A Gela l’archeologia è in coma profondo «I politicanti come l’Isis che distrugge i monumenti»

«I politicanti locali a Gela negli anni sono stati come l’Isis che distrugge i monumenti. Da anni denuncio l’abbandono e la devastazione dei nostri tesori ma nessuno prende provvedimenti». Il paragone è piuttosto forte, ma l’artista Giovanni Iudice è uno senza peli sulla lingua. All’inaugurazione dell’infopoint culturale a firma Movimento 5 stelle, Iudice ha elencato gli scempi archeologici degli ultimi anni, definendoli «l’olocausto della bellezza»

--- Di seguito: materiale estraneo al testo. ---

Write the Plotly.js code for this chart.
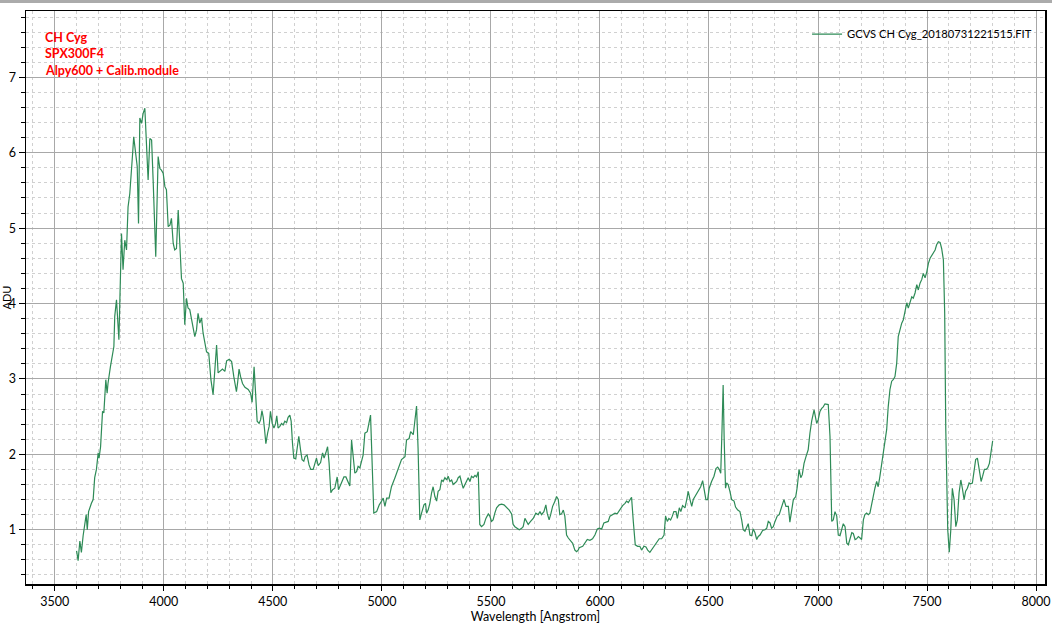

Un rosario di cementificazioni, incurie e scelte politiche discutibili. Ad esempio l’ex opificio in stile liberty sul lungomare abbattuto perché pericolante, in una notte tra l’1 e il 2 novembre 2011, e sul quale è in corso un’indagine della procura. O il parcheggio di viale Indipendenza, a ridosso dei bagni greci, realizzato nel 2006 dalla giunta Crocetta, con il terreno che veniva riversato in contrada Montelungo e poi diventato meta di tombaroli, che lì hanno trovato numerosi cocci e blocchi d’età ellenica. Idem per il bosco Littorio.

E ancora le discusse e discutibili scelte delle passate amministrazioni, come l’abbattimento di un palazzo ottocentesco in un’area a vincolo archeologico per far posto al centro oncologico. «Il preesistente storico tu lo devi tutelare – chiarisce Iudice – e non interpretare». Poi c’è l’annosa questione dei reperti greci di Gela, sparsi in tutto il mondo e soprattutto nei musei di Siracusa ed Agrigento. Negli anni sono state numerose le voci che hanno chiesto un rientro dei beni nel luogo d’origine. 

Non la pensa così Giuseppe La Spina, presidente del gruppo archeologico Triskelion. «Perché fare rientrare i reperti se non c’è spazio? Al Museo archeologico regionale di Gela ci sono quattromila reperti esposti e almeno 30mila sono quelli nascosti, che si trovano accatastati negli scantinati da 50 anni». Anche i recenti rinvenimenti marittimi sono solo la punta dell’iceberg dei tesori che i fondali siciliani offrono. «Ci sono almeno altre quattro navi, ben più antiche di quelle finora scoperte», conferma La Spina, che è anche un appassionato di archeologia subacquea e conosce bene quel tratto di mare. «Ma come le tiri fuori se non ci sono i soldi? Con chi ti devi confrontare se negli ultimi anni ai Beni culturali si sono avvicendati cinque-sei assessori e quattro dirigenti generali? Il problema è generale, la competenza in ogni caso è regionale, si veda il caso del museo. Stiamo parlando di un museo costruito nel 1956, il cui ultimo intervento risale agli anni settanta; col risultato che ci sono copiose infiltrazioni d’acqua, le vetrine rovinate, i reperti metallici che si ossidano».

Avere le ricchezze, naturali e storiche, e non sfruttarle. Avviene a Gela, la città del presidente della Regione Siciliana Rosario Crocetta. Finora a metterci una pezza è stato il mondo dell’associazionismo. «Noi abbiamo fatto ripulire l’Acropoli, i bagni greci, il Castelluccio – continua La Spina – ma è chiaro che i beni culturali non si possono reggere sul volontariato. Basterebbe saper utilizzare i fondi europei, come hanno dimostrato di saper fare Irlanda e Spagna, invece che rimandarli indietro perché non si sono saputi utilizzare». 

E l’amministrazione comunale? In continuità con le giunte di Crocetta, dietro all’assenza di fondi e al rimpallo di responsabilità si affida alla buona volontà dei singoli. Come dimostrano le ultime iniziative in ordine di tempo dei soci di Triskelion. «Da noi manca anche il senso di appartenenza culturale alla storia medievale – dice ancora La Spina – come dimostra il caso del centro storico abbandonato a se stesso. Per questo motivo abbiamo previsto il Palio dell’Alemanna a settembre, collegandolo al glorioso passato di Federico II di Svevia. E recentemente abbiamo vinto un bando per la segnaletica delle aree archeologiche a distanza, in quello che è un circuito integrato con le città dell’Agrigentino. In queste condizioni Gela da sola non regge la sfida del turismo culturale».